#### INFORMATION PROVIDED ####
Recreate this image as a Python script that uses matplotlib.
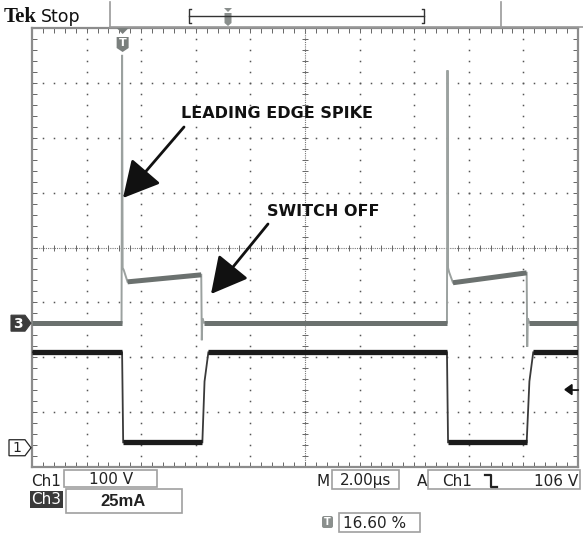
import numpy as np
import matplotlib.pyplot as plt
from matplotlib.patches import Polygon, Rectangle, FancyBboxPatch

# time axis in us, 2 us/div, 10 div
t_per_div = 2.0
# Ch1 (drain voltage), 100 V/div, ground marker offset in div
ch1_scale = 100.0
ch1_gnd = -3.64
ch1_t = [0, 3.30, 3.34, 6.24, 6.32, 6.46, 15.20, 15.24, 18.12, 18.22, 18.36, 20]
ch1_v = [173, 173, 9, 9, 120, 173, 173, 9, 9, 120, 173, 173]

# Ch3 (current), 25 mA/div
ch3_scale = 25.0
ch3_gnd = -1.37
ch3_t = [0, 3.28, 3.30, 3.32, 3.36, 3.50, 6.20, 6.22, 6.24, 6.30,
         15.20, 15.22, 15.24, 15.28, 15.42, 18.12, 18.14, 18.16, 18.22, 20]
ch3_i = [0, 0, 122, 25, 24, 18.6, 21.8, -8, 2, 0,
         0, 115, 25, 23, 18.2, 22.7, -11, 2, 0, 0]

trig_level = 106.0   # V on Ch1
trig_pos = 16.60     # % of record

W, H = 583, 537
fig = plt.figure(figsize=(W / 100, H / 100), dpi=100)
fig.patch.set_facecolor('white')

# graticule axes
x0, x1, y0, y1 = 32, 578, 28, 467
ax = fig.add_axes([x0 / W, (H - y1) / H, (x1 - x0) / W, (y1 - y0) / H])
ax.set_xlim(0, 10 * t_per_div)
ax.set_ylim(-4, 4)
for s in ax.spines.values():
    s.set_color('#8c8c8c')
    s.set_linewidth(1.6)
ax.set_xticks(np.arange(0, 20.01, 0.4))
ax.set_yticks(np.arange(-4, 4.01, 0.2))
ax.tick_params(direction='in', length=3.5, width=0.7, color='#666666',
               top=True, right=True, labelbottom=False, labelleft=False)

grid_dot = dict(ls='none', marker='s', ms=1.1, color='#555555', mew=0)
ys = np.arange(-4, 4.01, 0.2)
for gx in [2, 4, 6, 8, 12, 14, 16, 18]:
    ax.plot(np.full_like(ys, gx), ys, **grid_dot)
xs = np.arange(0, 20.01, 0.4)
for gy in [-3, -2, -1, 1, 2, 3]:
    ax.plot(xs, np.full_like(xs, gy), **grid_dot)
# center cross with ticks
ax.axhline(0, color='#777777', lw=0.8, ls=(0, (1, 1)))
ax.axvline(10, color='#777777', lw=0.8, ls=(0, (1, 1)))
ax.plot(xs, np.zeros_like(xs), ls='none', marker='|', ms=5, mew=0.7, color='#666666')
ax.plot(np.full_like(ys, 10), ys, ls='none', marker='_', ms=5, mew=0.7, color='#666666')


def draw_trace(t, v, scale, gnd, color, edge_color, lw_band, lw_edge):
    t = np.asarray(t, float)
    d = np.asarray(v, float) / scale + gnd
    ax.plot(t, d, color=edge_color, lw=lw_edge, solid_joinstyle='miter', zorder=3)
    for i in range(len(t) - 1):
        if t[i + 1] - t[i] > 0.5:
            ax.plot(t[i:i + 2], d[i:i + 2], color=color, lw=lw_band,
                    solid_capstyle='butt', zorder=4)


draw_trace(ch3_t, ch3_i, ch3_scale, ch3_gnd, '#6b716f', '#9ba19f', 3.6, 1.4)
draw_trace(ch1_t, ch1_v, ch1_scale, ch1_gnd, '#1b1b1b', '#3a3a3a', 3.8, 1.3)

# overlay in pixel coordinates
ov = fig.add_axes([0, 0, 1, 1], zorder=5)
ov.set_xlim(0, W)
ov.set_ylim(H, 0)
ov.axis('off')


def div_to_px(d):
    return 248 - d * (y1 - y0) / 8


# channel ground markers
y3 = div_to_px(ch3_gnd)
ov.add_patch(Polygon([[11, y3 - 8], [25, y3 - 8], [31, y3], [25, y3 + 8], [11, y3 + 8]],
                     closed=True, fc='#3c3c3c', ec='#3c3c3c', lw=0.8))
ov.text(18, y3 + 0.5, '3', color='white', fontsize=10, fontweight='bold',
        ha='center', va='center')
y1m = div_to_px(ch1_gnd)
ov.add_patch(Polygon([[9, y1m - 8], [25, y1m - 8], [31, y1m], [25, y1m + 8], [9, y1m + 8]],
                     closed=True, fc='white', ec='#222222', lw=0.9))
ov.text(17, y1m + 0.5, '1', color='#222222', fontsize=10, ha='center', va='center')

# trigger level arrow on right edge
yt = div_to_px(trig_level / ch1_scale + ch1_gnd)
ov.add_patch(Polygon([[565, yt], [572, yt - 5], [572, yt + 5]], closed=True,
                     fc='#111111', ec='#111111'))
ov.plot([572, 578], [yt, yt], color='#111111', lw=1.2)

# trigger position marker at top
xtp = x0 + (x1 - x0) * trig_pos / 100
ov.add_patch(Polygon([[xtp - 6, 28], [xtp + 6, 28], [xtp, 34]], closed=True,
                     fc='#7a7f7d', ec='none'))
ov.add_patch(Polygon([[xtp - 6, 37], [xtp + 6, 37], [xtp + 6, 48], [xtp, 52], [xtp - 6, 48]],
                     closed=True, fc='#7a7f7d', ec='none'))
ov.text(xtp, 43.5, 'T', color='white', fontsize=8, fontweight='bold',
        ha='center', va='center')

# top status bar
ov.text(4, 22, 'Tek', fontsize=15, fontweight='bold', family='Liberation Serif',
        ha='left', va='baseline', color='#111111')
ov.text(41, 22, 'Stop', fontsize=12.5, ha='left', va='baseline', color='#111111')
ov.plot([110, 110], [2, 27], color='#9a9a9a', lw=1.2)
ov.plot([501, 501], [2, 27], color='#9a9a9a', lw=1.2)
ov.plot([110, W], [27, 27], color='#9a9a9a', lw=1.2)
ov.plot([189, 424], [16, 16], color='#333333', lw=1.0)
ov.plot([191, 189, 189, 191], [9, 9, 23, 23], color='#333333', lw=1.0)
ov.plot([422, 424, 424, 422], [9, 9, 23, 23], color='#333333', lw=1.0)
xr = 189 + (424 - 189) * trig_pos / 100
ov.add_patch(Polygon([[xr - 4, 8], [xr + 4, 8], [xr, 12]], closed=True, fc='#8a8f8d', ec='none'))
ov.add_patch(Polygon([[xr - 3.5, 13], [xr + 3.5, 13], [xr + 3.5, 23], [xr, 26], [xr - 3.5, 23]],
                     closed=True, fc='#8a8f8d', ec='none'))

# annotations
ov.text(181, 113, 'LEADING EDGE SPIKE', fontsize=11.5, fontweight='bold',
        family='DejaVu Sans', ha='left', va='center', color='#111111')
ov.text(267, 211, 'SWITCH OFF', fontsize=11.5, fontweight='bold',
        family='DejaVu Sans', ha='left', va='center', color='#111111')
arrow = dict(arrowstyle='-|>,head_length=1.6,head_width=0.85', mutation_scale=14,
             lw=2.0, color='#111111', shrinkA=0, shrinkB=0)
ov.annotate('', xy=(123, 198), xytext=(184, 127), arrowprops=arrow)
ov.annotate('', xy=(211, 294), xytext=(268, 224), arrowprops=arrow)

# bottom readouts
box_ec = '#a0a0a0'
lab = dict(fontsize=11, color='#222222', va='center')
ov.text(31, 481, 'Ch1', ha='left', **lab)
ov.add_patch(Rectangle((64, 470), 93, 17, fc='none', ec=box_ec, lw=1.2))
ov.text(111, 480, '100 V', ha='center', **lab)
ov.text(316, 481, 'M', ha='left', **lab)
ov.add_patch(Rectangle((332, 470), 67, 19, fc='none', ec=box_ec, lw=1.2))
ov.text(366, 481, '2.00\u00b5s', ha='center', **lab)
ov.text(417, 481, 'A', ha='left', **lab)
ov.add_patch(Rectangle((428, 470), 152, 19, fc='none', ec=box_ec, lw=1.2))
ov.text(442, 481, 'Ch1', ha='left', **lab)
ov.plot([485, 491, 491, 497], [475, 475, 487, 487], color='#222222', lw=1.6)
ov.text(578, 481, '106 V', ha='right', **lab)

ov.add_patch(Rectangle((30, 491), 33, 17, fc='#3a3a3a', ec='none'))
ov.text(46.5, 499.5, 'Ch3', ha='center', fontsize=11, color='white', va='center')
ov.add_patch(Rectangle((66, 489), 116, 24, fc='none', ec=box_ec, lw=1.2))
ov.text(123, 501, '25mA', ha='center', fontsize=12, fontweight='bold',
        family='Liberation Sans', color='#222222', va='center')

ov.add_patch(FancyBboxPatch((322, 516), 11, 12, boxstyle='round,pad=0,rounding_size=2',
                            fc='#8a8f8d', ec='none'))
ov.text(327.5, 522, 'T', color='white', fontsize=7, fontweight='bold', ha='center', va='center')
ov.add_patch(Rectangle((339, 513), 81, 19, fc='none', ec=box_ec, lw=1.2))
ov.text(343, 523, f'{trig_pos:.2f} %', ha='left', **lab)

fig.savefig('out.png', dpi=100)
####
#### INFORMATION PROVIDED ####
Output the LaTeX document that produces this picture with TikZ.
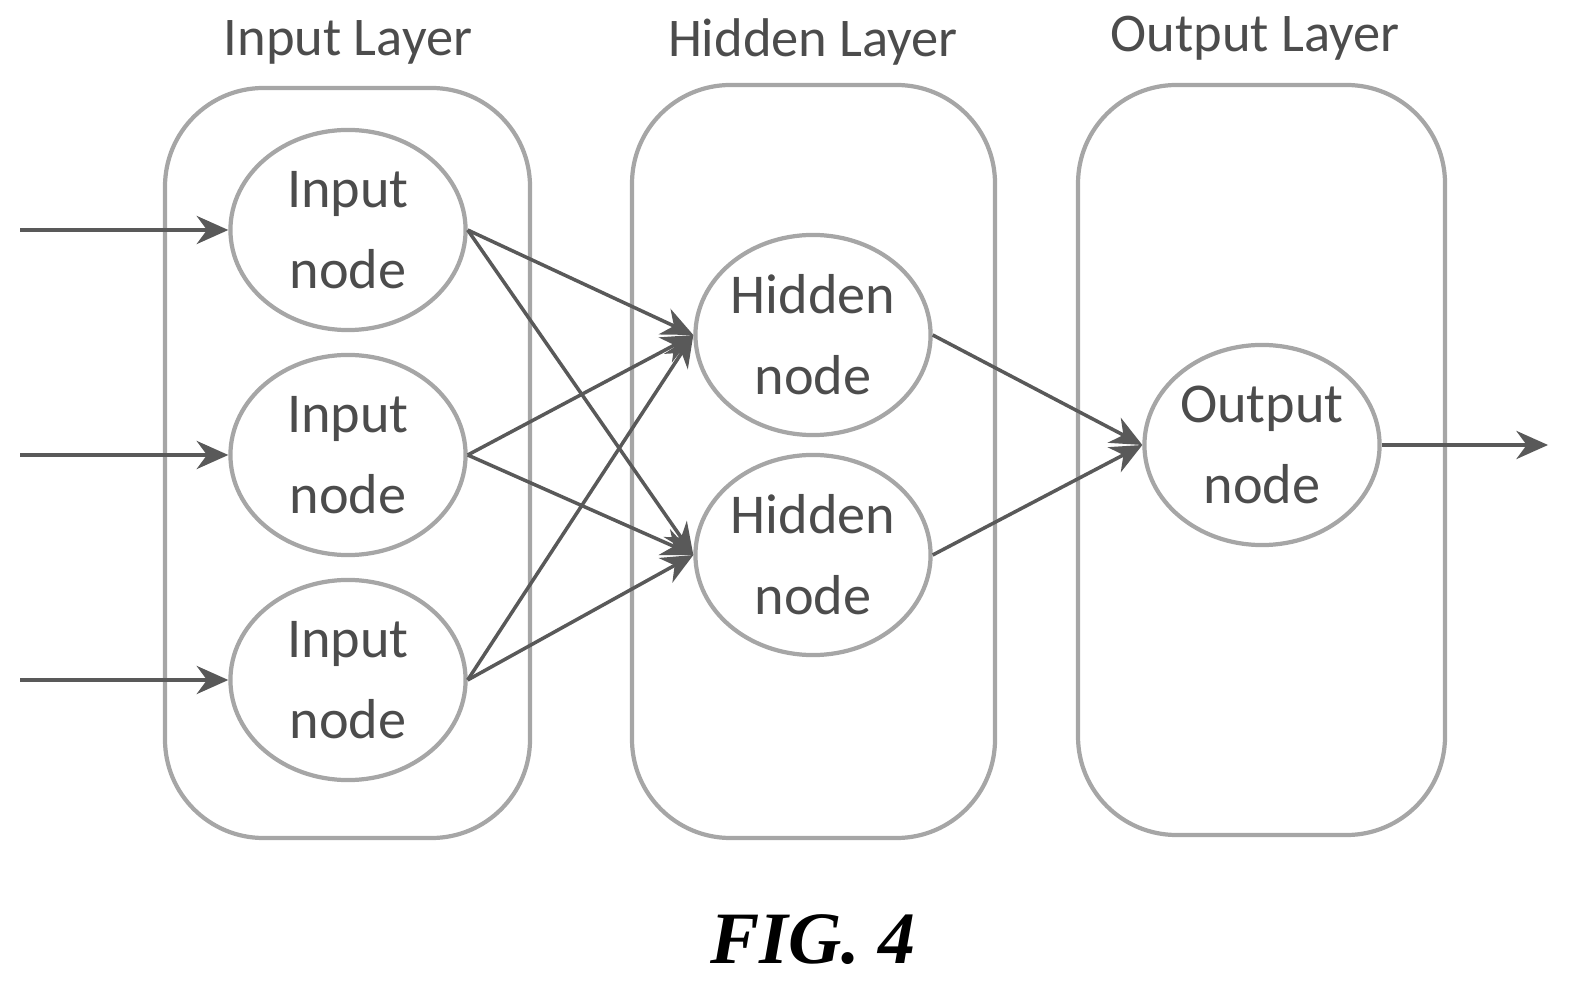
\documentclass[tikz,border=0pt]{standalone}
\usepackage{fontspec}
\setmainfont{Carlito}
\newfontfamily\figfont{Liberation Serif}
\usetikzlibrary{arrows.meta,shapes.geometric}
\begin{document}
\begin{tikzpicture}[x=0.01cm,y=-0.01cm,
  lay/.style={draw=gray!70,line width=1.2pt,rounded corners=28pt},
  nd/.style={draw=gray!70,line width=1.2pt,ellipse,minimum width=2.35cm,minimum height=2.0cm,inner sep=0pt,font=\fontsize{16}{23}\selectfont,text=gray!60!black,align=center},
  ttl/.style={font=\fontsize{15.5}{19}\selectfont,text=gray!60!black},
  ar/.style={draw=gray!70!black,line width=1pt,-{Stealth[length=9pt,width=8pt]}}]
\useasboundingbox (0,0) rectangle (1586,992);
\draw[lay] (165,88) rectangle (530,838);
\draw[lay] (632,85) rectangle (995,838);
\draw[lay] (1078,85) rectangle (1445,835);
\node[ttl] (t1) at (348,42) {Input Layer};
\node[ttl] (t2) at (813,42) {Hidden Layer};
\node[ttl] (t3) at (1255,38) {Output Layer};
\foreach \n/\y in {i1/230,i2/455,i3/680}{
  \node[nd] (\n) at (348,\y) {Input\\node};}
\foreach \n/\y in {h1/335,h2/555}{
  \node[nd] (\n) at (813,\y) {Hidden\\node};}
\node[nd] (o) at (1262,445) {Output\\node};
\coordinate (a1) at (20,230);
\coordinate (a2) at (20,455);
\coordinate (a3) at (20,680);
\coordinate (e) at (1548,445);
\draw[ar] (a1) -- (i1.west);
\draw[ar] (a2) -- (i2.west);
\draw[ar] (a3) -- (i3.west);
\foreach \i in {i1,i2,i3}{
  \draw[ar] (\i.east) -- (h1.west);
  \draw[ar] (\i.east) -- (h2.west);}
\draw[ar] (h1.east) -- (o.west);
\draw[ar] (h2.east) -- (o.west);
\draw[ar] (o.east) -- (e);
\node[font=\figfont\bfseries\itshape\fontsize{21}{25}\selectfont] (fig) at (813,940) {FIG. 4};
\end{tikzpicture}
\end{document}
####
INSTRUCTIONS TO FOLLOW:
Take every line above carrying "matplotlib" and return it.

EXPECTED OUTPUT:
Recreate this image as a Python script that uses matplotlib.
import matplotlib.pyplot as plt
from matplotlib.patches import Polygon, Rectangle, FancyBboxPatch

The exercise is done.